Both the City and Port have "refused to mitigate the negative air quality and resulting health impacts...caused by the continued increase in truck traffic to and from the Port," the complaint alleges.

Earthjustice notes that more truck traffic is expected as a result of a redevelopment project at the old Oakland Army Base and Oakland Global Logistics Center.

Port of Oakland communications director Mike Zampa said in a statement to CBS San Francisco Thursday that, "The Port understands the concerns of West Oakland residents…they're our neighbors…we breathe the same air and we want it clean, too."

But Zampa maintains that the Port has "worked with the community, transportation partners, shippers and regulators for years to develop programs that reduce the impact of global trade on the environment."

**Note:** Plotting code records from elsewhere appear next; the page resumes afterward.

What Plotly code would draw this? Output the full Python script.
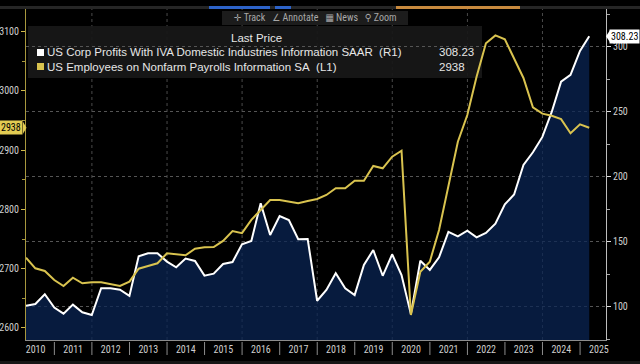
import plotly.graph_objects as go

# ---------------- data (quarter-end values, Q1 2010 .. Q1 2025) ----------------
profits = [101.0, 102.3, 109.8, 99.5, 94.9, 101.8, 95.9, 93.8,
           114.4, 114.4, 113.3, 108.5, 139.0, 141.3, 141.3, 134.9,
           130.5, 137.2, 135.4, 124.1, 125.6, 133.1, 134.6, 148.2,
           150.8, 179.8, 155.4, 170.0, 166.9, 152.1, 152.3, 104.8,
           113.1, 125.9, 114.4, 109.2, 132.3, 143.8, 124.0, 140.5,
           124.6, 94.5, 135.6, 128.5, 138.2, 157.8, 154.3, 158.7,
           153.5, 157.0, 164.1, 179.0, 186.5, 209.2, 219.0, 230.8,
           250.0, 273.3, 278.5, 297.0, 308.23]
employees = [2718.7, 2700.7, 2696.2, 2681.0, 2670.9, 2684.9, 2675.4, 2677.1,
             2677.1, 2674.3, 2670.9, 2678.2, 2700.0, 2704.6, 2709.2, 2726.0,
             2724.4, 2722.7, 2733.9, 2736.2, 2736.5, 2747.0, 2763.7, 2760.0,
             2782.5, 2799.2, 2816.0, 2816.0, 2813.2, 2810.5, 2814.4, 2817.7,
             2824.5, 2835.8, 2835.8, 2848.6, 2848.6, 2873.4, 2869.5, 2889.1,
             2899.2, 2621.9, 2695.0, 2711.9, 2765.4, 2838.5, 2914.4, 2959.5,
             3024.1, 3080.5, 3093.8, 3087.3, 3055.0, 3022.0, 2972.5, 2961.8,
             2958.3, 2952.5, 2928.6, 2943.8, 2938.0]
quarter_ends = ["03-31", "06-30", "09-30", "12-31"]
dates = [f"{y}-{md}" for y in range(2010, 2026) for md in quarter_ends][:len(profits)]
year_starts = [f"{y}-01-01" for y in range(2011, 2026)]
grid_years = [f"{y}-01-01" for y in range(2012, 2025, 2)]

profit_name = "US Corp Profits With IVA Domestic Industries Information SAAR"
emp_name = "US Employees on Nonfarm Payrolls Information SA"
profit_last = "308.23"
emp_last = "2938"

# ---------------- styling ----------------
YELLOW = "#d9c34f"
NARROW = "Liberation Sans Narrow, Roboto Condensed, DejaVu Sans Condensed, Liberation Sans, sans-serif"
REG = "Liberation Sans, Arial, sans-serif"
L, R, T, B, W, H = 26, 34, 9, 24, 640, 364
PW, PH = W - L - R, H - T - B
LRANGE = [2579.7, 3138.4]
RRANGE = [74.6, 329.2]


def px_x(x):
    return (x - L) / PW


def px_y(y):
    return (H - B - y) / PH


fig = go.Figure()
fig.add_trace(go.Scatter(x=dates, y=profits, yaxis="y", mode="lines",
                         line=dict(color="#ffffff", width=2),
                         fill="tozeroy", fillcolor="rgba(10,36,84,0.74)",
                         hoverinfo="skip"))
fig.add_trace(go.Scatter(x=dates, y=employees, yaxis="y2", mode="lines",
                         line=dict(color=YELLOW, width=2), hoverinfo="skip"))

shapes = []
# vertical dotted grid every two years
for d in grid_years:
    shapes.append(dict(type="line", xref="x", yref="paper", x0=d, x1=d,
                       y0=0, y1=1, line=dict(color="#4a4a4a", width=1, dash="dot"), layer="between"))
# year separators under the axis
for d in year_starts:
    shapes.append(dict(type="line", xref="x", yref="paper", x0=d, x1=d,
                       y0=px_y(342), y1=px_y(355), line=dict(color="#8c8c8c", width=1)))
# legend box
shapes.append(dict(type="rect", xref="paper", yref="paper", x0=px_x(28), x1=px_x(482),
                   y0=px_y(78), y1=px_y(26), fillcolor="rgba(24,24,24,0.93)",
                   line=dict(width=0), layer="between"))
# legend squares
shapes.append(dict(type="rect", xref="paper", yref="paper", x0=px_x(37), x1=px_x(44),
                   y0=px_y(56), y1=px_y(49), fillcolor="#ffffff", line=dict(width=0)))
shapes.append(dict(type="rect", xref="paper", yref="paper", x0=px_x(37), x1=px_x(44),
                   y0=px_y(70), y1=px_y(63), fillcolor=YELLOW, line=dict(width=0)))
# toolbar
shapes.append(dict(type="rect", xref="paper", yref="paper", x0=px_x(222), x1=px_x(408),
                   y0=px_y(25), y1=px_y(11), fillcolor="#1c1c1c", line=dict(width=0)))
# top status bar
shapes.append(dict(type="line", xref="paper", yref="paper", x0=px_x(0), x1=px_x(640),
                   y0=px_y(7.5), y1=px_y(7.5), line=dict(color="#262626", width=3)))
for x0, x1, c in [(209, 270, "#2d63c8"), (275, 291, "#2d63c8"), (396, 520, "#c98a3e")]:
    shapes.append(dict(type="line", xref="paper", yref="paper", x0=px_x(x0), x1=px_x(x1),
                       y0=px_y(7.5), y1=px_y(7.5), line=dict(color=c, width=3)))
# bottom strip
shapes.append(dict(type="rect", xref="paper", yref="paper", x0=px_x(0), x1=px_x(640),
                   y0=px_y(364), y1=px_y(361), fillcolor="#161616", line=dict(width=0)))

# last-value flag pointers
ly = H - B - (float(emp_last) - LRANGE[0]) / (LRANGE[1] - LRANGE[0]) * PH
shapes.append(dict(type="path", xref="paper", yref="paper",
                   path=f"M {px_x(23)} {px_y(ly-6)} L {px_x(26.5)} {px_y(ly)} L {px_x(23)} {px_y(ly+6)} Z",
                   fillcolor="#e2cb52", line=dict(width=0)))
ry = H - B - (float(profit_last) - RRANGE[0]) / (RRANGE[1] - RRANGE[0]) * PH
shapes.append(dict(type="path", xref="paper", yref="paper",
                   path=f"M {px_x(610)} {px_y(ry-6)} L {px_x(606)} {px_y(ry)} L {px_x(610)} {px_y(ry+6)} Z",
                   fillcolor="#ffffff", line=dict(width=0)))

ann = []
tf = dict(family=REG, size=11.5, color="#e6e6e6")
ann.append(dict(text="Last Price", x=px_x(256), y=px_y(38), xref="paper", yref="paper",
                xanchor="center", yanchor="middle", showarrow=False, font=tf))
ann.append(dict(text=profit_name + "\u00a0\u00a0(R1)", x=px_x(45), y=px_y(52.5), xref="paper", yref="paper",
                xanchor="left", yanchor="middle", showarrow=False, font=tf))
ann.append(dict(text=profit_last, x=px_x(437), y=px_y(52.5), xref="paper", yref="paper",
                xanchor="left", yanchor="middle", showarrow=False, font=tf))
ann.append(dict(text=emp_name + "\u00a0\u00a0(L1)", x=px_x(45), y=px_y(66.5), xref="paper", yref="paper",
                xanchor="left", yanchor="middle", showarrow=False, font=tf))
ann.append(dict(text=emp_last, x=px_x(437), y=px_y(66.5), xref="paper", yref="paper",
                xanchor="left", yanchor="middle", showarrow=False, font=tf))
ann.append(dict(text="\u271b Track\u00a0\u00a0\u00a0\u2220 Annotate\u00a0\u00a0\u00a0\u25a6 News\u00a0\u00a0\u00a0\u26b2 Zoom",
                x=px_x(315), y=px_y(17.5), xref="paper", yref="paper", xanchor="center", yanchor="middle",
                showarrow=False, font=dict(family=NARROW, size=10, color="#a8a8a8")))
ann.append(dict(text=emp_last, x=px_x(23), y=float(emp_last), xref="paper", yref="y2",
                xanchor="right", yanchor="middle", showarrow=False, bgcolor="#e2cb52",
                borderpad=1, font=dict(family=NARROW, size=10, color="#000000")))
ann.append(dict(text=profit_last, x=px_x(609), y=float(profit_last), xref="paper", yref="y",
                xanchor="left", yanchor="middle", showarrow=False, bgcolor="#ffffff",
                borderpad=1, font=dict(family=NARROW, size=10, color="#000000")))

tickfont = dict(family=NARROW, size=10, color="#cfcfcf")
fig.update_layout(
    template="none",
    width=W, height=H, margin=dict(l=L, r=R, t=T, b=B, autoexpand=False),
    paper_bgcolor="#000000", plot_bgcolor="#000000", showlegend=False,
    shapes=shapes, annotations=ann,
    xaxis=dict(type="date", range=["2010-03-31", "2025-09-10"], showgrid=False, zeroline=False,
               automargin=False, showline=True, linecolor="#8c8c8c", linewidth=1,
               ticks="", dtick="M12", tick0="2010-01-01", ticklabelmode="period", tickformat="%Y",
               tickfont=tickfont),
    yaxis=dict(side="right", range=RRANGE, tick0=0, dtick=50, showgrid=True, gridcolor="#555555",
               griddash="dot", gridwidth=1, zeroline=False, showline=True, linecolor="#bdbdbd",
               automargin=False, ticks="outside", ticklen=4, tickcolor="#dddddd",
               minor=dict(dtick=25, ticks="outside", ticklen=3, tickcolor="#aaaaaa", showgrid=False),
               tickfont=tickfont),
    yaxis2=dict(overlaying="y", side="left", range=LRANGE, tick0=0, dtick=100, showgrid=False,
                automargin=False, zeroline=False, showline=True, linecolor="#a8983e",
                ticks="outside", ticklen=4, tickcolor="#d0b94c",
                minor=dict(dtick=50, ticks="outside", ticklen=3, tickcolor="#a8983e", showgrid=False),
                tickfont=tickfont),
)

fig.write_html("out.html", config={"displayModeBar": False},
               post_script="document.body.style.margin='0';")
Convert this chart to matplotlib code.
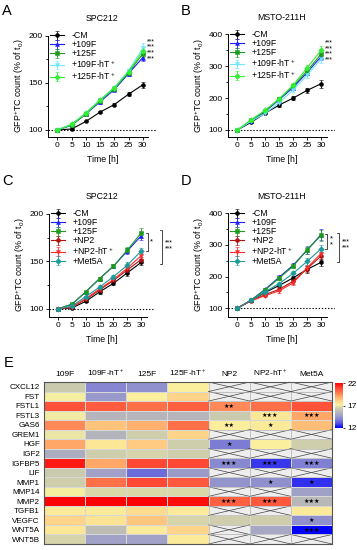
import numpy as np
import matplotlib
matplotlib.use("Agg")
import matplotlib.pyplot as plt
from matplotlib.colors import LinearSegmentedColormap

plt.rcParams['font.family'] = ['Liberation Sans', 'DejaVu Sans']
plt.rcParams['mathtext.fontset'] = 'custom'
plt.rcParams['mathtext.rm'] = 'Liberation Sans'
plt.rcParams['mathtext.it'] = 'Liberation Sans:italic'
plt.rcParams['axes.linewidth'] = 0.7

# ---------------- data ----------------
time = [0, 5, 10, 15, 20, 25, 30]

# Panel A (SPC212)
a_labels = ["-CM", "+109F", "+125F", "+109F-hT$^+$", "+125F-hT$^+$"]
a_vals = [
    [100, 101, 109, 119, 127, 138, 148],
    [100, 105, 117, 130, 143, 160, 177],
    [100, 105, 117, 131, 144, 161, 181],
    [100, 106, 118, 132, 145, 163, 187],
    [100, 106, 118, 132, 145, 162, 184],
]
a_err = [
    [0.5, 1, 1, 1, 2, 2, 3],
    [0.5, 1, 1, 2, 2, 3, 4],
    [0.5, 1, 1, 2, 2, 3, 3],
    [0.5, 1, 1, 2, 2, 3, 6],
    [0.5, 1, 1, 2, 2, 3, 4],
]
# Panel B (MSTO-211H)
b_vals = [
    [100, 124, 153, 178, 200, 224, 245],
    [100, 128, 158, 195, 233, 280, 330],
    [100, 130, 160, 197, 238, 285, 338],
    [100, 128, 152, 186, 225, 272, 322],
    [100, 132, 162, 198, 240, 295, 350],
]
b_err = [
    [1, 3, 4, 5, 7, 9, 12],
    [1, 3, 4, 5, 7, 9, 12],
    [1, 3, 4, 5, 7, 9, 12],
    [1, 3, 4, 5, 7, 9, 12],
    [1, 3, 4, 5, 7, 9, 12],
]
# Panel C (SPC212)
c_labels = ["-CM", "+109F", "+125F", "+NP2", "+NP2-hT$^+$", "+Met5A"]
c_vals = [
    [100, 101, 108, 118, 127, 138, 149],
    [100, 105, 118, 132, 145, 161, 177],
    [100, 105, 118, 132, 145, 162, 180],
    [100, 102, 110, 120, 130, 141, 152],
    [100, 102, 111, 121, 131, 143, 156],
    [100, 103, 113, 123, 134, 146, 161],
]
c_err = [
    [0.5, 1, 1, 2, 2, 3, 3],
    [0.5, 1, 1, 2, 2, 3, 4],
    [0.5, 1, 1, 2, 2, 3, 5],
    [0.5, 1, 1, 2, 2, 3, 3],
    [0.5, 1, 1, 2, 2, 3, 3],
    [0.5, 1, 1, 2, 2, 3, 3],
]
# Panel D (MSTO-211H)
d_vals = [
    [100, 125, 150, 172, 196, 223, 245],
    [100, 126, 160, 198, 236, 283, 333],
    [100, 126, 158, 195, 233, 285, 330],
    [100, 124, 143, 160, 185, 225, 265],
    [100, 124, 140, 155, 180, 228, 273],
    [100, 125, 152, 178, 210, 248, 288],
]
d_err = [
    [1, 3, 4, 6, 7, 10, 12],
    [1, 3, 4, 6, 7, 12, 18],
    [1, 3, 4, 6, 7, 12, 18],
    [1, 3, 4, 6, 7, 10, 12],
    [1, 3, 4, 6, 7, 10, 12],
    [1, 3, 4, 6, 7, 10, 12],
]

ab_colors = ["#000000", "#1c1cff", "#1e9a1e", "#6ee8ff", "#33ee33"]
ab_markers = ["o", "^", "s", "v", "D"]
cd_colors = ["#000000", "#1c1cff", "#1e9a1e", "#b01212", "#ff2a2a", "#1a9a9a"]
cd_markers = ["o", "^", "s", "o", "v", "D"]

# Panel E heatmap
genes = ["CXCL12", "FST", "FSTL1", "FSTL3", "GAS6", "GREM1", "HGF", "IGF2",
         "IGFBP5", "LIF", "MMP1", "MMP14", "MMP2", "TGFB1", "VEGFC", "WNT5A", "WNT5B"]
cell_lines = ["109F", "109F-hT$^+$", "125F", "125F-hT$^+$", "NP2", "NP2-hT$^+$", "Met5A"]
nan = np.nan
expr = [
    [16.2, 14.0, 14.3, 17.3, nan, nan, nan],
    [17.1, 14.5, 17.3, 18.0, nan, nan, nan],
    [20.6, 20.4, 20.0, 20.3, 19.5, 20.0, 20.6],
    [17.0, 15.5, 15.5, 15.5, 16.2, 17.5, 19.0],
    [19.5, 18.4, 18.8, 20.0, 17.3, 17.4, 18.5],
    [16.9, 15.4, 16.3, 18.0, nan, nan, nan],
    [19.0, 17.5, 18.2, 16.3, 13.8, 17.3, 16.3],
    [15.2, 16.3, 16.5, 16.3, nan, nan, nan],
    [21.6, 19.0, 20.8, 20.8, 14.1, 12.7, 13.9],
    [16.2, 14.8, 13.5, 14.6, nan, nan, nan],
    [16.3, 20.0, 20.8, 20.5, 14.4, 14.3, 12.6],
    [17.1, 16.6, 16.6, 16.6, nan, nan, 14.8],
    [22.0, 22.0, 22.0, 21.8, 20.3, 20.5, 15.6],
    [17.4, 17.4, 17.8, 17.4, nan, nan, 17.4],
    [18.0, 17.6, 18.3, 16.5, 16.3, 16.3, 14.3],
    [17.5, 15.8, 17.4, 18.0, nan, 15.0, 12.0],
    [16.5, 14.8, 14.8, 17.4, nan, nan, nan],
]
sig = [
    ("FSTL1", 4, "**"),
    ("FSTL3", 5, "***"), ("FSTL3", 6, "***"),
    ("GAS6", 4, "**"), ("GAS6", 5, "*"),
    ("HGF", 4, "*"),
    ("IGFBP5", 4, "***"), ("IGFBP5", 5, "***"), ("IGFBP5", 6, "***"),
    ("MMP1", 5, "*"), ("MMP1", 6, "*"),
    ("MMP2", 4, "***"), ("MMP2", 5, "***"), ("MMP2", 6, "***"),
    ("VEGFC", 6, "*"),
    ("WNT5A", 6, "***"),
]

# ---------------- figure ----------------
W, H = 357, 550
fig = plt.figure(figsize=(W / 100, H / 100), dpi=100)


def px_axes(l, t, r, b):
    return fig.add_axes([l / W, 1 - b / H, (r - l) / W, (b - t) / H])


FS = 6.0


def growth_panel(ax, vals, errs, labels, colors, markers, ylim, major, minor, title):
    for v, e, lab, c, m in zip(vals, errs, labels, colors, markers):
        ax.errorbar(time, v, yerr=e, color=c, marker=m, ms=2.8, lw=0.8,
                    elinewidth=0.6, capsize=1.3, capthick=0.6, label=lab,
                    markeredgewidth=0.4, clip_on=False, zorder=3)
    ax.axhline(100, color="black", ls=(0, (1.2, 1.6)), lw=0.8, zorder=1)
    ax.set_xlim(-3.3, 35)
    ax.set_ylim(*ylim)
    ax.spines["top"].set_visible(False)
    ax.spines["right"].set_visible(False)
    ax.spines["bottom"].set_bounds(-3.3, 32)
    ax.spines["left"].set_bounds(ylim[0], major[-1])
    ax.set_xticks(time)
    ax.set_yticks(major)
    ax.set_yticks(minor, minor=True)
    ax.tick_params(labelsize=FS, length=2.3, width=0.6, pad=1.5)
    ax.tick_params(which="minor", length=1.5, width=0.6)
    ax.set_xlabel("Time [h]", fontsize=6.3, labelpad=4)
    ax.set_ylabel("GFP$^{+}$TC count (% of t$_0$)", fontsize=6.4, labelpad=2)
    ax.set_title(title, fontsize=6.3, pad=10)
    leg = ax.legend(loc="upper left", bbox_to_anchor=(-0.015, 1.07), fontsize=6.3,
                    frameon=False, handlelength=1.6, handletextpad=0.85,
                    labelspacing=0.0, borderaxespad=0.0)
    return leg


axA = px_axes(48, 35, 157, 137)
growth_panel(axA, a_vals, a_err, a_labels, ab_colors, ab_markers,
             (92.5, 201), [100, 150, 200], [125, 175], "SPC212")
axB = px_axes(228, 34, 335, 137)
growth_panel(axB, b_vals, b_err, a_labels, ab_colors, ab_markers,
             (78, 401), [100, 200, 300, 400], [150, 250, 350], "MSTO-211H")
axC = px_axes(49, 213, 155, 317)
growth_panel(axC, c_vals, c_err, c_labels, cd_colors, cd_markers,
             (91.5, 201), [100, 150, 200], [125, 175], "SPC212")
axD = px_axes(228, 213, 335, 317)
growth_panel(axD, d_vals, d_err, c_labels, cd_colors, cd_markers,
             (72.5, 401), [100, 200, 300, 400], [150, 250, 350], "MSTO-211H")

# significance stars A, B (one stacked text each)
axA.text(31.3, 185, "***\n***\n***\n***", fontsize=5, va="center", ha="left",
         linespacing=0.72, clip_on=False)
axB.text(31.3, 346, "***\n***\n***\n***", fontsize=5, va="center", ha="left",
         linespacing=0.72, clip_on=False)


def bracket(ax, x, y0, y1, w):
    ax.plot([x - w, x, x, x - w], [y0, y0, y1, y1], color="black", lw=0.5, clip_on=False)


bracket(axC, 32.5, 161, 180, 0.8)
axC.text(33.3, 170.5, "*", fontsize=5.5, va="center", ha="left")
bracket(axC, 37.5, 147, 183, 0.8)
axC.text(38.6, 166, "***\n***", fontsize=5, va="center", ha="left",
         linespacing=0.85, clip_on=False)

bracket(axD, 32.3, 288, 336, 0.8)
axD.text(33.0, 309, "*\n*", fontsize=5.5, va="center", ha="left",
         linespacing=0.9, clip_on=False)
bracket(axD, 36.5, 245, 338, 0.8)
axD.text(37.4, 300, "***\n***", fontsize=5, va="center", ha="left",
         linespacing=0.85, clip_on=False)

# panel letters
for (x, y, s) in [(2, 4, "A"), (181, 4, "B"), (2, 174, "C"), (181, 174, "D"), (4, 356, "E")]:
    fig.text(x / W, 1 - y / H, s, fontsize=10.5, va="top", ha="left")

# ---------------- heatmap ----------------
cmap = LinearSegmentedColormap.from_list("hm", [
    ((12 - 12) / 10, "#0000ff"),
    ((13 - 12) / 10, "#5252e2"),
    ((14 - 12) / 10, "#8686d2"),
    ((15 - 12) / 10, "#a9a9c4"),
    ((15.8 - 12) / 10, "#bdbdb5"),
    ((16.5 - 12) / 10, "#d4d4aa"),
    ((17.2 - 12) / 10, "#faf2a0"),
    ((18 - 12) / 10, "#ffd488"),
    ((19 - 12) / 10, "#ffa868"),
    ((20 - 12) / 10, "#ff7048"),
    ((21 - 12) / 10, "#ff4030"),
    ((22 - 12) / 10, "#ff0000"),
])
axE = px_axes(44, 382, 332, 544)
data = np.ma.masked_invalid(np.array(expr, dtype=float))
nrow, ncol = data.shape
mesh = axE.pcolormesh(np.arange(ncol + 1), np.arange(nrow + 1), data, cmap=cmap,
                      vmin=12, vmax=22, edgecolors="#d8d8d8", linewidth=0.5)
axE.set_facecolor("#eeeeee")
arr = np.array(expr, dtype=float)
for i in range(nrow):
    for j in range(ncol):
        if np.isnan(arr[i, j]):
            axE.plot([j, j + 1], [i, i + 1], color="#444444", lw=0.5)
            axE.plot([j, j + 1], [i + 1, i], color="#444444", lw=0.5)
            axE.plot([j, j + 1, j + 1, j, j], [i, i, i + 1, i + 1, i], color="#bbbbbb", lw=0.4)
for g, j, s in sig:
    i = genes.index(g)
    axE.text(j + 0.5, i + 0.55, "★" * len(s), fontsize=4.4, ha="center", va="center",
             family=["DejaVu Sans"], color="black")
axE.set_xlim(0, ncol)
axE.set_ylim(nrow, 0)
axE.set_xticks(np.arange(ncol) + 0.5)
axE.set_xticklabels(cell_lines, fontsize=FS)
axE.xaxis.tick_top()
axE.set_yticks(np.arange(nrow) + 0.5)
axE.set_yticklabels(genes, fontsize=5.8)
axE.tick_params(length=0, pad=3)
for sp in axE.spines.values():
    sp.set_color("#555555")
    sp.set_linewidth(0.8)

cax = px_axes(335, 383, 343, 428)
cb = fig.colorbar(mesh, cax=cax, ticks=[12, 17, 22])
cb.outline.set_visible(False)
cb.ax.tick_params(labelsize=FS, length=1.5, width=0.5, pad=1.5)

fig.savefig("out.png", dpi=100)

The Port of Oakland, Zampa said, is one of the cleanest-operating ports, with diesel emissions down 98 percent since 2005 and ship emissions down 76 percent.

But Yana Garcia, an associate attorney with Earthjustice said, "The City and Port of Oakland have consistently ignored federal protections against discrimination, leading to toxic air and unhealthy burdens for West Oakland residents."

Garcia said Oakland's "discriminatory pattern continues to this day and is unacceptable."

The complaint requests the U.S. Department of Transportation and the U.S. Environmental Protection Agency investigate whether the City and Port have violated Title VI of the Civil Rights Act, and if so, that the City and Port withdraw its approval of the warehouse construction project at the old Oakland Army Base and analyze the full effects the development project will have on the environment and the health of the community.

A spokesperson for the Oakland City Attorney's Office said they are not able to comment on lawsuits until they are served and have had time to review.